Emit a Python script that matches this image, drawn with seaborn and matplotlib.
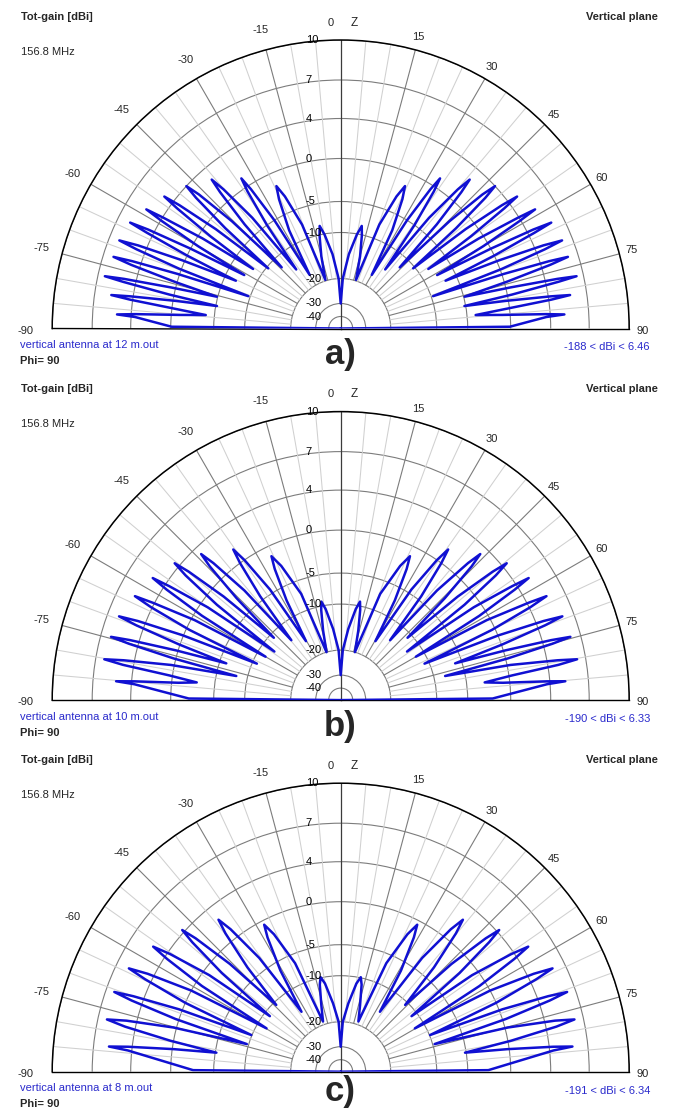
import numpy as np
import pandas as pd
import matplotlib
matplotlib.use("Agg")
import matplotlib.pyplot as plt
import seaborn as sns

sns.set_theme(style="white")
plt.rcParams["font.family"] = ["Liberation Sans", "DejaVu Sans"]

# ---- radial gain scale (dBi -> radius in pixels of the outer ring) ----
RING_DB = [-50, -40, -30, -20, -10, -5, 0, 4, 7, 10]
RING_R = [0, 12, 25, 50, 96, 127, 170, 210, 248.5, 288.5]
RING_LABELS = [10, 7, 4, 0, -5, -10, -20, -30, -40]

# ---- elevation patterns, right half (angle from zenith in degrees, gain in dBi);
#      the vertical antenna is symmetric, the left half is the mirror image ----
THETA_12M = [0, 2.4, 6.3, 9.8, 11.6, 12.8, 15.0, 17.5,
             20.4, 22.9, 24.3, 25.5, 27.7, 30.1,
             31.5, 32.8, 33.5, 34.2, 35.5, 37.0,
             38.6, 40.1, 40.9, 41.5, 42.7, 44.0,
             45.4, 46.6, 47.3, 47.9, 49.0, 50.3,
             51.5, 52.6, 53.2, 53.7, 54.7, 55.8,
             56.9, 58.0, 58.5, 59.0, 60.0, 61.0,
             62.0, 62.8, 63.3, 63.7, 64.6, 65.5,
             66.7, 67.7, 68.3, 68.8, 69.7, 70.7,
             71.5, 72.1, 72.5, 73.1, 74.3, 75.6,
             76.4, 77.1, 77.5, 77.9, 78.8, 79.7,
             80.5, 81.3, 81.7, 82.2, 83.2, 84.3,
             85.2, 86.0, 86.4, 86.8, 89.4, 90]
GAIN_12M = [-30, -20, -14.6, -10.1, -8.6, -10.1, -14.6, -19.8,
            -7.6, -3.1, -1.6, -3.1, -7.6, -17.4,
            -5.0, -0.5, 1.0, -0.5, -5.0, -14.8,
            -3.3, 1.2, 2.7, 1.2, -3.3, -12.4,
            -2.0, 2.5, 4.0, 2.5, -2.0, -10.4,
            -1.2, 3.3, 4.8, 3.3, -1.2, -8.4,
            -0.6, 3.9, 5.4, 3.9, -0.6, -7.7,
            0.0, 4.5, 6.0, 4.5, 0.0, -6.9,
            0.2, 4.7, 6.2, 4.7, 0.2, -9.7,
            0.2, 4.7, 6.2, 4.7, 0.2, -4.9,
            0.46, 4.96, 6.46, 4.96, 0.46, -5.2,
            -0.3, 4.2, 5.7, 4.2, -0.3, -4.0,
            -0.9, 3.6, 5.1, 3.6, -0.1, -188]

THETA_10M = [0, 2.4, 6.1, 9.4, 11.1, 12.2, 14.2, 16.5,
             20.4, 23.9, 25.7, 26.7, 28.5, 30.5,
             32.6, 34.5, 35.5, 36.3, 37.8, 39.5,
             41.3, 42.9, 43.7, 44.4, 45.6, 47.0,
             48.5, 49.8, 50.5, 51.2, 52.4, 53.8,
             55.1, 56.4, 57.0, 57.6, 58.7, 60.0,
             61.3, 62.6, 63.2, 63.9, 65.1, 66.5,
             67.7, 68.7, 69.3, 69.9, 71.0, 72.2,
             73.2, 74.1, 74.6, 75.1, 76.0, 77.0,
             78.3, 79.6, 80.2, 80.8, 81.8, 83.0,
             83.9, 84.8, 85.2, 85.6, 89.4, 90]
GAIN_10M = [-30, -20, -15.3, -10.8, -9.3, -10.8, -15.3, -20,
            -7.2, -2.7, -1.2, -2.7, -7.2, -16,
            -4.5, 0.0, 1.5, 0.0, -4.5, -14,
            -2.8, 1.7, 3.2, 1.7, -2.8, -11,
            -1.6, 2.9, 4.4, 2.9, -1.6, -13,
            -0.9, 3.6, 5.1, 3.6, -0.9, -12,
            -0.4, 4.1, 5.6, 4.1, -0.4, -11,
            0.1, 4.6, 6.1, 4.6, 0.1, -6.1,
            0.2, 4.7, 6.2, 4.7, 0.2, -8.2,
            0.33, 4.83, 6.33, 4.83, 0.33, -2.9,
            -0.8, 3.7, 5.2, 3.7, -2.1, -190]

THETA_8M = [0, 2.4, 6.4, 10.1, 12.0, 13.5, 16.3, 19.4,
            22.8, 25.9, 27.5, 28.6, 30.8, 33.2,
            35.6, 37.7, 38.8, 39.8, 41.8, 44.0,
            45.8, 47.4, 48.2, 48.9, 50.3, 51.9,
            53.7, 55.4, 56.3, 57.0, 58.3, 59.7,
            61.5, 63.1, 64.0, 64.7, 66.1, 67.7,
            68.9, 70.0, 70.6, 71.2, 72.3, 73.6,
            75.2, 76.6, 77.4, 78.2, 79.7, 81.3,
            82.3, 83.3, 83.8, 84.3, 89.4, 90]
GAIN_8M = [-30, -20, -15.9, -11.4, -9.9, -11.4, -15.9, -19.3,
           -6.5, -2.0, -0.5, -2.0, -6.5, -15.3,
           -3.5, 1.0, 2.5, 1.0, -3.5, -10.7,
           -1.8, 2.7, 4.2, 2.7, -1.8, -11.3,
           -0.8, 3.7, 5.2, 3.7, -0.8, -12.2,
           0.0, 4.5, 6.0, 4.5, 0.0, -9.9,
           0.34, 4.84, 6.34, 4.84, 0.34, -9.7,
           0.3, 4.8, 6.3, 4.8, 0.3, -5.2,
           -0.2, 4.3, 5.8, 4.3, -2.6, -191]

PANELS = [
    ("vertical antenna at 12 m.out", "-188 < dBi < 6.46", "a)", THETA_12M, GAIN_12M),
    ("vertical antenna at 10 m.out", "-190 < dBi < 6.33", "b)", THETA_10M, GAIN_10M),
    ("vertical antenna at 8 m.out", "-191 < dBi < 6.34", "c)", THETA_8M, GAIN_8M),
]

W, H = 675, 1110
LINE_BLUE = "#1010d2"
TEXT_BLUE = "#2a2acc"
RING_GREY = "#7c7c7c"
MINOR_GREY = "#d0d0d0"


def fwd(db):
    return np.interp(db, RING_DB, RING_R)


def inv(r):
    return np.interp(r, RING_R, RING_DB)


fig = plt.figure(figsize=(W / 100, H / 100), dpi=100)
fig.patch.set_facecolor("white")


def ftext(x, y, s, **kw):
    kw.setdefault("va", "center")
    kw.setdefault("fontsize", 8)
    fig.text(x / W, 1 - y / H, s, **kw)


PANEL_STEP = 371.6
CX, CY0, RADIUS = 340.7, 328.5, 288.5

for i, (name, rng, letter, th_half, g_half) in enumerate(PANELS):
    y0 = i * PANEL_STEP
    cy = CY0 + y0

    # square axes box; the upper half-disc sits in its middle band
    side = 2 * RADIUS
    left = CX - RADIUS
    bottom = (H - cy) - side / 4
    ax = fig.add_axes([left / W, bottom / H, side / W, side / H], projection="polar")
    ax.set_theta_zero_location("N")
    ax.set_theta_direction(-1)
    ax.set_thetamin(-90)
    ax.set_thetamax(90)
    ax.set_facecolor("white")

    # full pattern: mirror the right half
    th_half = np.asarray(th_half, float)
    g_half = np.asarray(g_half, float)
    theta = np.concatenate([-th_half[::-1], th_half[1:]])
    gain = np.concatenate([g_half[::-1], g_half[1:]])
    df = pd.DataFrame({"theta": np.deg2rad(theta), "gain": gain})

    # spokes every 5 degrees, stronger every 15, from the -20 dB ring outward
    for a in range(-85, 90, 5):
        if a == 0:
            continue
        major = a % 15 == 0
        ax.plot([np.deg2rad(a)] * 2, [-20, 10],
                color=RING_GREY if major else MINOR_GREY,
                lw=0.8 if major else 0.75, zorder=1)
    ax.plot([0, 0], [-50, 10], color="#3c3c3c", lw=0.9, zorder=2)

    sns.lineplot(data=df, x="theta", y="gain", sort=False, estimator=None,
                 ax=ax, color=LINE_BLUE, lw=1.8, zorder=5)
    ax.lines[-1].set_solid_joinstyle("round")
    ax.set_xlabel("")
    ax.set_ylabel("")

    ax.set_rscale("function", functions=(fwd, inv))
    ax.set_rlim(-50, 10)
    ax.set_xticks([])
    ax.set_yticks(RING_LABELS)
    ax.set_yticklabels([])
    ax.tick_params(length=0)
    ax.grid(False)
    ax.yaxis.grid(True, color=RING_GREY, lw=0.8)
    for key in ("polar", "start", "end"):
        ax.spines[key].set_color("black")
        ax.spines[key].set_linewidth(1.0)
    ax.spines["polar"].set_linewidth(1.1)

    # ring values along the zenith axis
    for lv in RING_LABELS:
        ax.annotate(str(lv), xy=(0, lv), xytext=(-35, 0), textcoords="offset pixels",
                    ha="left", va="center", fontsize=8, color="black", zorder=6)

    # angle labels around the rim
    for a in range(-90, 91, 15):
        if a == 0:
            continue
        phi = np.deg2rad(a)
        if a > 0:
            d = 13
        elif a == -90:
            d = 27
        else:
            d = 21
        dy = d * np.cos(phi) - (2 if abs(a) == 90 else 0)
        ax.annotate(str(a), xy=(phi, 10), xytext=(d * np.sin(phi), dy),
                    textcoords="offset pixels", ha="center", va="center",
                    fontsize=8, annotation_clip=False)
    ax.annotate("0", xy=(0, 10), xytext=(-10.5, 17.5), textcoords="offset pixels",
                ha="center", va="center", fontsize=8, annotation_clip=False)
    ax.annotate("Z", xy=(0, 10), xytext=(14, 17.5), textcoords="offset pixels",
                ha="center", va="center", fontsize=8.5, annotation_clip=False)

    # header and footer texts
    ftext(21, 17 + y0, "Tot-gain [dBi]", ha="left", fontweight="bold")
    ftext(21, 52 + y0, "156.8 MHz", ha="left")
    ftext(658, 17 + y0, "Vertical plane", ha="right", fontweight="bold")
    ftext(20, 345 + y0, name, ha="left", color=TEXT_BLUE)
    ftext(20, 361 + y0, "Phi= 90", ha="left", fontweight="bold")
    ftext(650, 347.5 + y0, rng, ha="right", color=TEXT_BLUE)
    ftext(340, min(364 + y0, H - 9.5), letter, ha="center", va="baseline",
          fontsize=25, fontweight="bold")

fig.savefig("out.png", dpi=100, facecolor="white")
■ ■ ■
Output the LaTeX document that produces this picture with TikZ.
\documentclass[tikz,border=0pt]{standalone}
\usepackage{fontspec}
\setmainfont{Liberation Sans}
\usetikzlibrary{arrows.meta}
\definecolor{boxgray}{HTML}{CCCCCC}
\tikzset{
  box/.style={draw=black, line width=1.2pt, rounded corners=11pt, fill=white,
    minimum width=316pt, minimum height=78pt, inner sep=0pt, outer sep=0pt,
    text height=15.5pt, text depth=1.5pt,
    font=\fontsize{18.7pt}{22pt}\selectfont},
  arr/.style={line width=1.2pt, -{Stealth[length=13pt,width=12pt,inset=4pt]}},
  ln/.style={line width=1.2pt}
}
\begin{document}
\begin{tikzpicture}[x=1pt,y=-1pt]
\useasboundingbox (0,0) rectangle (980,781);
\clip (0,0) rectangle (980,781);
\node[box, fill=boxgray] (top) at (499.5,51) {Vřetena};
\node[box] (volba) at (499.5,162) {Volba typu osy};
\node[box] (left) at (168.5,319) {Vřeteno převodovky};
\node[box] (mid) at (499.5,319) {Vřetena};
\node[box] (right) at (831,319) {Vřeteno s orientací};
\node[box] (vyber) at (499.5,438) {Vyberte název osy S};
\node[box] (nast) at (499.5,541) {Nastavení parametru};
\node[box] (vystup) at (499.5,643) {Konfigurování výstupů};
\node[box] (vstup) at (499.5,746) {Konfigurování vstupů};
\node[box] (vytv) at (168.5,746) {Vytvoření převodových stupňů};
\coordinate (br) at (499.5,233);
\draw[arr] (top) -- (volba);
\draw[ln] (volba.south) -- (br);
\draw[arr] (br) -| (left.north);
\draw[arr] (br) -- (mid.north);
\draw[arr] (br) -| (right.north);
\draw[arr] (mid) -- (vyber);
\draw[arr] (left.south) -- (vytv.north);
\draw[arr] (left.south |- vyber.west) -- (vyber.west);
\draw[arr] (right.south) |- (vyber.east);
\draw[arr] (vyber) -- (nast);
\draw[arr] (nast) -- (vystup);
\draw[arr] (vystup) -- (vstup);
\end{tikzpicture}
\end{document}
■ ■ ■
EXERCISE: Extract exactly the lines running from the line containing "Emit a Python" to the line containing "RING_LABELS = [10, 7, 4, 0, -5, -10, -20, -30, -40]", with both end lines included and all pictures left out.

TASK RESULT:
Emit a Python script that matches this image, drawn with seaborn and matplotlib.
import numpy as np
import pandas as pd
import matplotlib
matplotlib.use("Agg")
import matplotlib.pyplot as plt
import seaborn as sns

sns.set_theme(style="white")
plt.rcParams["font.family"] = ["Liberation Sans", "DejaVu Sans"]

# ---- radial gain scale (dBi -> radius in pixels of the outer ring) ----
RING_DB = [-50, -40, -30, -20, -10, -5, 0, 4, 7, 10]
RING_R = [0, 12, 25, 50, 96, 127, 170, 210, 248.5, 288.5]
RING_LABELS = [10, 7, 4, 0, -5, -10, -20, -30, -40]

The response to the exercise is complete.